Transcribe, exactly as they appear, the line that contains "Give me the", the line that contains "var BORDER = 17;", and every line in between, and nothing else.

Code that draws figures:
+ + + + + + +

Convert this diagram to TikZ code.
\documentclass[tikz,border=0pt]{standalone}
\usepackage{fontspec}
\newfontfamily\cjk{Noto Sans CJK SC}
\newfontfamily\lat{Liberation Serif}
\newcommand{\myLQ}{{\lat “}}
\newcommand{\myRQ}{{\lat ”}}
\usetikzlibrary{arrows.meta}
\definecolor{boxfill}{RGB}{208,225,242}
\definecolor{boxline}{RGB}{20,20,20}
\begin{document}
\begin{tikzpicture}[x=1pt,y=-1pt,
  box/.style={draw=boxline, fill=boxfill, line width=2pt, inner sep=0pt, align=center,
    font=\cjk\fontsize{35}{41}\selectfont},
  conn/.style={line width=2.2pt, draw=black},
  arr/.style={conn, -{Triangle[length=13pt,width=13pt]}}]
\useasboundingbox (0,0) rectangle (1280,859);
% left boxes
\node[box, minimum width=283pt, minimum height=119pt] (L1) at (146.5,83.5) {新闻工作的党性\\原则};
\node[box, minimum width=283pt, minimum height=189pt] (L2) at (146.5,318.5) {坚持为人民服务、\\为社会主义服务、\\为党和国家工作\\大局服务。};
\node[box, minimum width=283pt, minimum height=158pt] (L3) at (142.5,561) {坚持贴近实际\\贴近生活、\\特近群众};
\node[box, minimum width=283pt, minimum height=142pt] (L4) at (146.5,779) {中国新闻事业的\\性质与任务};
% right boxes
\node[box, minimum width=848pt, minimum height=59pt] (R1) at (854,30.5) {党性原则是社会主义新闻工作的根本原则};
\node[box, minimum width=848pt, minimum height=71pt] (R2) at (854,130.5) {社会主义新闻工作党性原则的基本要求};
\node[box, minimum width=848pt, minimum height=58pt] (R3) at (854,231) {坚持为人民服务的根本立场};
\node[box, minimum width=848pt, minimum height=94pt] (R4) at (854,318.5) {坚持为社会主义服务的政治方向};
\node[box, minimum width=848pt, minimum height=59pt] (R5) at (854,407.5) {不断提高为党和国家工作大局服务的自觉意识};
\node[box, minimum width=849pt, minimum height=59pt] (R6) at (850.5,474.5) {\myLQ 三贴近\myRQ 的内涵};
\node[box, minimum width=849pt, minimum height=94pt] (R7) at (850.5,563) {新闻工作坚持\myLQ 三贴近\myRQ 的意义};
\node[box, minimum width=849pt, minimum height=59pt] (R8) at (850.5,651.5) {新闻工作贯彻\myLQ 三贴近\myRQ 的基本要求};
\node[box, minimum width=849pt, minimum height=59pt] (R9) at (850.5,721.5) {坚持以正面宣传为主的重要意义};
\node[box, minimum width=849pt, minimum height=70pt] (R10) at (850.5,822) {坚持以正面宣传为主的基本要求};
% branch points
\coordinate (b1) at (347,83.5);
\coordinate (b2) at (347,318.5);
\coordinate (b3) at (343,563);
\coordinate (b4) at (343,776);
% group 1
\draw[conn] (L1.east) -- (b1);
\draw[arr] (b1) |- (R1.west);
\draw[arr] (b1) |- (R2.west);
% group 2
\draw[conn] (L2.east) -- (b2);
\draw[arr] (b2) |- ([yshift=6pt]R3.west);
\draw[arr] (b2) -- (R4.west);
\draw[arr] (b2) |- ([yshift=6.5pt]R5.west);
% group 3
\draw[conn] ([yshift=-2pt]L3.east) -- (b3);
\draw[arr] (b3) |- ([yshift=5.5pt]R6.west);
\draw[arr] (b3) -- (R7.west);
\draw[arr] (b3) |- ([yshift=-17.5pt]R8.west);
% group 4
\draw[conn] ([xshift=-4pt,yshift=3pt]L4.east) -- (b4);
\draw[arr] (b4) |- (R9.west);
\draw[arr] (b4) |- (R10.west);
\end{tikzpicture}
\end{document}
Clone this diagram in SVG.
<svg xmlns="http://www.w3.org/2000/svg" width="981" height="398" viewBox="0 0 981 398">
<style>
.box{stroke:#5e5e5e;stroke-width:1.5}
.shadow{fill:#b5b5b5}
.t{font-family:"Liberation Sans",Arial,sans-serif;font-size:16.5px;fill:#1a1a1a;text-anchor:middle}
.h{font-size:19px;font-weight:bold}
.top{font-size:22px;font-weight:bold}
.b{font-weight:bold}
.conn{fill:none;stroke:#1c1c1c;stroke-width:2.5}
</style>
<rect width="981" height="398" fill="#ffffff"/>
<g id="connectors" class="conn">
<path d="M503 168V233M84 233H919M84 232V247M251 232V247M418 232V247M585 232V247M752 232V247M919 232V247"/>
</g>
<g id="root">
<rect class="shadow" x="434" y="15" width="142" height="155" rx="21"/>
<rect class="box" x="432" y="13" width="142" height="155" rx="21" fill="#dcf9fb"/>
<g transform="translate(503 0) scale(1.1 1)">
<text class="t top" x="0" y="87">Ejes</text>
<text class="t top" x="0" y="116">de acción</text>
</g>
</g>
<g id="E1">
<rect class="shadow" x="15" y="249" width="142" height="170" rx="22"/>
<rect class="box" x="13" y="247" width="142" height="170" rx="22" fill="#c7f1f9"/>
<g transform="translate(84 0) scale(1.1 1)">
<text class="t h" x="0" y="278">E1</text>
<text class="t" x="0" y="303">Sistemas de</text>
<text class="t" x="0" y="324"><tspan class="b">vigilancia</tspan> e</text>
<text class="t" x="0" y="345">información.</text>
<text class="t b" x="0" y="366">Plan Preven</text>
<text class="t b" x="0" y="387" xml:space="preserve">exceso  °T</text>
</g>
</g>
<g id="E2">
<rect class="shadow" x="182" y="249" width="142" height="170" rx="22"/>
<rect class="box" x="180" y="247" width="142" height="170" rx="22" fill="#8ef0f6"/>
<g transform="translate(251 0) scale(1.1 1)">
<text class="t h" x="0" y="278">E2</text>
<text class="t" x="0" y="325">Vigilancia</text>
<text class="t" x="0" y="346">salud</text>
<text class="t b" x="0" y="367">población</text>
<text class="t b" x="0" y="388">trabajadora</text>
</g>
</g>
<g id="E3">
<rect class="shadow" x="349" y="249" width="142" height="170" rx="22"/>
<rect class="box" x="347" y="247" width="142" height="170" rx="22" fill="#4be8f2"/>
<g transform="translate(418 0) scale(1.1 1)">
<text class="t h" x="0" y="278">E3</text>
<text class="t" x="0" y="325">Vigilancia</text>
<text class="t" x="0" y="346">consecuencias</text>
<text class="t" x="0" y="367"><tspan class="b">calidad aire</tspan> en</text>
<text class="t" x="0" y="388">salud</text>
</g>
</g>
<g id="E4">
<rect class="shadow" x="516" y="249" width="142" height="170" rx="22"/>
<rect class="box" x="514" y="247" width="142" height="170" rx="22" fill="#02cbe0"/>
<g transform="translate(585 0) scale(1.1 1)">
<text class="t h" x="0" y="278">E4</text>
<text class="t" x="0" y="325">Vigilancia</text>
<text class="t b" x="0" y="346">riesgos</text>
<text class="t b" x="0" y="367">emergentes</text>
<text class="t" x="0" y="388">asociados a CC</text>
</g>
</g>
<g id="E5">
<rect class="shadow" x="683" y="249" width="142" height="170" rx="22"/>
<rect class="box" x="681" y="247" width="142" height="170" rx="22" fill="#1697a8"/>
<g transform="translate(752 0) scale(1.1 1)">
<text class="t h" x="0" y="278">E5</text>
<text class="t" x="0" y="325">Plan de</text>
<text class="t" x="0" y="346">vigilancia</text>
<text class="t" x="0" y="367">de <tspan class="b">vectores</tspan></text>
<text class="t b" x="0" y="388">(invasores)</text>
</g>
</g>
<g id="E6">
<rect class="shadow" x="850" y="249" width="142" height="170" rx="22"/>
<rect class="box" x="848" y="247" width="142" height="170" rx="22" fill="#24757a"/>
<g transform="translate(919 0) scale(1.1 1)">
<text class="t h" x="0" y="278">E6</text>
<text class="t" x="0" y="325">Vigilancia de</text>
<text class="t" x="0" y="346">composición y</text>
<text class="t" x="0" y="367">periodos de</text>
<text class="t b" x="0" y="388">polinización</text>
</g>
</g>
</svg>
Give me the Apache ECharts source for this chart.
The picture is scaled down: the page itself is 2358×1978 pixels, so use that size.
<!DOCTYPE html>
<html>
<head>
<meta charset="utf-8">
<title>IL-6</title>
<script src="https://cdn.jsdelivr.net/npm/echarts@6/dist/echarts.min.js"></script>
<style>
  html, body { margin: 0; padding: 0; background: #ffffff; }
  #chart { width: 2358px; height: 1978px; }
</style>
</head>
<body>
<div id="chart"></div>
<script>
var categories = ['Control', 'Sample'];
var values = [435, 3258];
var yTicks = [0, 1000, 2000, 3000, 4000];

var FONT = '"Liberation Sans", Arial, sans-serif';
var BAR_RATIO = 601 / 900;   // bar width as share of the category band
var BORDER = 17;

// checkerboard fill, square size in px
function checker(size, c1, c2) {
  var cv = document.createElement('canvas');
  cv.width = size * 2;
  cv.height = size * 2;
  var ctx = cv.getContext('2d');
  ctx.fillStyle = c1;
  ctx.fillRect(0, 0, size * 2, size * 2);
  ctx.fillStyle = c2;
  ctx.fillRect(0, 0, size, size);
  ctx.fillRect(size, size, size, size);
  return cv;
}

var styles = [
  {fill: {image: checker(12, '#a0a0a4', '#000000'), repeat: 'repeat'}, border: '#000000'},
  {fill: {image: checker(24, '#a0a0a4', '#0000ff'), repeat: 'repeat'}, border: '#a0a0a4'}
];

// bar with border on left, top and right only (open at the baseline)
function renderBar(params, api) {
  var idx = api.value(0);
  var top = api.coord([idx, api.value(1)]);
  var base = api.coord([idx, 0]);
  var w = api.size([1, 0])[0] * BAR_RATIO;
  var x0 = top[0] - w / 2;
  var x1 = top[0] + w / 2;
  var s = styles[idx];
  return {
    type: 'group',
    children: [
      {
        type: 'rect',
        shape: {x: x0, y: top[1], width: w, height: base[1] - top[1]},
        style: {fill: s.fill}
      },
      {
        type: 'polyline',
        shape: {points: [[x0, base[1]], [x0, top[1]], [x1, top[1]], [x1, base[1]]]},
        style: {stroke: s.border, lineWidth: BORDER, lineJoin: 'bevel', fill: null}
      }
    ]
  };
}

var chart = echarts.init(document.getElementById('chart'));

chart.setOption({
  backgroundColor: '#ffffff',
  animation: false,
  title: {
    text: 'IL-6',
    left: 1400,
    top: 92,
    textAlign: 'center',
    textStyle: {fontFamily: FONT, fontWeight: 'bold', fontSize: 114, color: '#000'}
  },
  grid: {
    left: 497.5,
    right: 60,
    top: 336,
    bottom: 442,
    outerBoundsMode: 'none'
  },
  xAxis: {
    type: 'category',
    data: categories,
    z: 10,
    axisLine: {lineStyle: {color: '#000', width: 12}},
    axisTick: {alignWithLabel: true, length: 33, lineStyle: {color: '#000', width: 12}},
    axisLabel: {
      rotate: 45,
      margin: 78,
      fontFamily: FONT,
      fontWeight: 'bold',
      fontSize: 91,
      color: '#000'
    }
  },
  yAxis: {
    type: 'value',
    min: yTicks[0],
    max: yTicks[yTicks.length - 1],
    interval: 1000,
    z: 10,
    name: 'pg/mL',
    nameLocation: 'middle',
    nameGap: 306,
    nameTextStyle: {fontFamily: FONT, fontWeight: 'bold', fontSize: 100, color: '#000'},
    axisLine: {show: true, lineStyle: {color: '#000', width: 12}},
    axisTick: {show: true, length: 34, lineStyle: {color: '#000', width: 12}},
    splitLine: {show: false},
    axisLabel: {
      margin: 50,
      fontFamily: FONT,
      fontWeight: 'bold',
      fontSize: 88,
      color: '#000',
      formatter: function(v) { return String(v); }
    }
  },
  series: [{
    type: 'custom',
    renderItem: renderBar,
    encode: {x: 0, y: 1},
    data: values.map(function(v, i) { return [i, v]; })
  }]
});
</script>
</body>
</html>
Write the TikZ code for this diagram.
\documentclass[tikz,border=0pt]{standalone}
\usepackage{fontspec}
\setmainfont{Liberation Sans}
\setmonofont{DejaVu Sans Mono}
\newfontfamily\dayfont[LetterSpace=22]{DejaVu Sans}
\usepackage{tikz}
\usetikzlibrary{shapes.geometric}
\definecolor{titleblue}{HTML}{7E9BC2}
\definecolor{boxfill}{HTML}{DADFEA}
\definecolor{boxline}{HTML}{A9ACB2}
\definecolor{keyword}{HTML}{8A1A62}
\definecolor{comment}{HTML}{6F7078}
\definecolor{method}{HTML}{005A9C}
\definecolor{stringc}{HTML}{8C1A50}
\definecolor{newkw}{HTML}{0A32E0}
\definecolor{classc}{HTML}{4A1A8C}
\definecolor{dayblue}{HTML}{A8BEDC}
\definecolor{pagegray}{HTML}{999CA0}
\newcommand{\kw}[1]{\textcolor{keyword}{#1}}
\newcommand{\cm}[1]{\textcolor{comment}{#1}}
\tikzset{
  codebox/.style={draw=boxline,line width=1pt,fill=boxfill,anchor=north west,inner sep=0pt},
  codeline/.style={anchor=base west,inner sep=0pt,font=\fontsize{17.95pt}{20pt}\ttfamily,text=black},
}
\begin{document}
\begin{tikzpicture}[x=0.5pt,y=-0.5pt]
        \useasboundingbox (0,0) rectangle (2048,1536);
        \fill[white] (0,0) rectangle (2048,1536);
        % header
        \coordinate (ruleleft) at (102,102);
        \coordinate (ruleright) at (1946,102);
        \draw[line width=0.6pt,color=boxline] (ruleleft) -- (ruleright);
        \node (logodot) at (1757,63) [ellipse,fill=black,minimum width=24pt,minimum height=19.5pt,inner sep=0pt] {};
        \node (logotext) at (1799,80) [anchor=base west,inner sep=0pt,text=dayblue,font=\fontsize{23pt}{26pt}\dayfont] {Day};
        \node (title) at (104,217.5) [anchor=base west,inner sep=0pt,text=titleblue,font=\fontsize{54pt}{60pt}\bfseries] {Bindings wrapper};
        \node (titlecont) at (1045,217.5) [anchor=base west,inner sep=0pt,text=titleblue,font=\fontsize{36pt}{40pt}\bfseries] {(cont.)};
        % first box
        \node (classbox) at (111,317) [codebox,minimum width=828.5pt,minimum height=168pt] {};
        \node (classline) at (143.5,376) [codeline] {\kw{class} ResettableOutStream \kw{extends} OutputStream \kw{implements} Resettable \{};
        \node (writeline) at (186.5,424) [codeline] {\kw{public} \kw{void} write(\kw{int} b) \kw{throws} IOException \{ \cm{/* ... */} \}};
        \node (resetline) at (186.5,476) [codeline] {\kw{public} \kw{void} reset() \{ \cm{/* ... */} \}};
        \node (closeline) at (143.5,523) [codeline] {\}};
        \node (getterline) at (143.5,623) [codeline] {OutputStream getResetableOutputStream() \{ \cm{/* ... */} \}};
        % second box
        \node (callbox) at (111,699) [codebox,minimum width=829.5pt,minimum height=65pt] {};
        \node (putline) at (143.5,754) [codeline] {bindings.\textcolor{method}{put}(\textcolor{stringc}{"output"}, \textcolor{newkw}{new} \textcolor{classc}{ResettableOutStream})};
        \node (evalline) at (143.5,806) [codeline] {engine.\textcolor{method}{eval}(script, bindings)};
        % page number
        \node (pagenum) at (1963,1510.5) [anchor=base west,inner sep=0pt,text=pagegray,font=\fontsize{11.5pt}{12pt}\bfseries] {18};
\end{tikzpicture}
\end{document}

+ + + + + + +

The reply =>
Give me the Apache ECharts source for this chart.
The picture is scaled down: the page itself is 2358×1978 pixels, so use that size.
<!DOCTYPE html>
<html>
<head>
<meta charset="utf-8">
<title>IL-6</title>
<script src="https://cdn.jsdelivr.net/npm/echarts@6/dist/echarts.min.js"></script>
<style>
  html, body { margin: 0; padding: 0; background: #ffffff; }
  #chart { width: 2358px; height: 1978px; }
</style>
</head>
<body>
<div id="chart"></div>
<script>
var categories = ['Control', 'Sample'];
var values = [435, 3258];
var yTicks = [0, 1000, 2000, 3000, 4000];

var FONT = '"Liberation Sans", Arial, sans-serif';
var BAR_RATIO = 601 / 900;   // bar width as share of the category band
var BORDER = 17;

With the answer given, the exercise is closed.